Section 8 of the Real Estate Settlement and Procedures Act (RESPA) prohibits settlement service providers from receiving kickbacks, unearned fees or a “thing of value” from another settlement service provider. For example, if a title company gave a computer to a real estate salesperson or a mortgage company paid for a real estate broker’s advertising, the title company, the mortgage company and the real estate licensees would all be violating RESPA.
In order to attract business, title companies, mortgage lenders and other similar companies, who often rely on real estate agents to refer business to them, offer real estate continuing education classes (CE) either through a school the company owns or through independent schools such as Hogan School. If the “sponsor” offers the course at no charge to the real estate licensee both the sponsor and real estate licensees who attend these classes are violating RESPA.
Section 3500.14 of RESPA Regulations (HUD Regulation X) does contain an exemption which addresses this issue. It reads as follows:
g) Fees, salaries, compensation, or other payments. (1) Section 8 of RESPA permits: (vi) Normal promotional and educational activities that are not conditioned on the referral of business and do not involve the defraying of expenses that otherwise would be incurred by persons in a position to refer settlement services or business incident thereto;
In other words, it is permissible if the educational activity does not defray an expense that a real estate licensee would otherwise incur. Since licensees are required to take continuing education classes the exemption does not apply and RESPA is violated.
The National Association of REALTORS® is of the same opinion. REALTOR.org’s FAQs about RESPA state:
Q. Is it legal for Affiliate Members who are settlement service providers to sponsor continuing education or new-member orientation classes?

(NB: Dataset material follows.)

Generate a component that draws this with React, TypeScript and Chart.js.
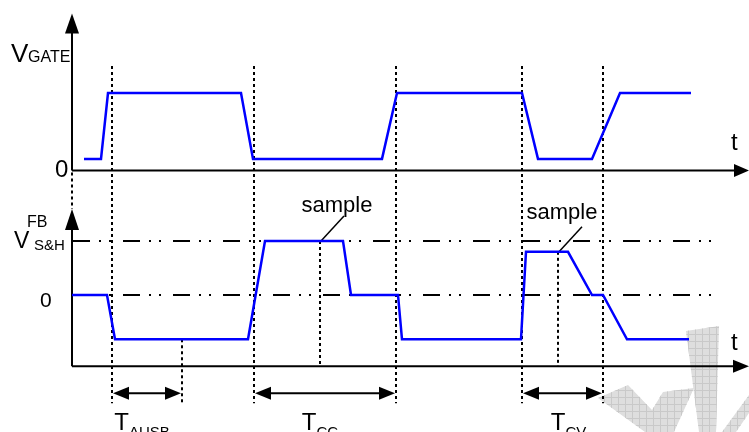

A. It depends on whether some of the expenses an agent would otherwise bear are defrayed by the affiliate member. In the case of an orientation course there is probably no problem because new members pay an application fee which is the same whether an affiliate sponsors the course or not. If the affiliate is simply recognized as a sponsor it is similar to an affiliate running an ad in the association paper and would be considered normal marketing activity. Sponsorship of continuing education is more likely to be a violation because members normally have to pay a fee to attend such programs. If the cost of the course is underwritten by the affiliate so that the agents need not pay fees that they otherwise would have to pay, such sponsorship could be interpreted as a thing of value received by the agent for RESPA purposes (emphasis mine.)
I don’t think anyone would argue that RESPA was being violated if a mortgage company reimbursed a real estate licensee for their CE or paid their CE tuition directly to the licensed school. There is no difference between that and providing free CE.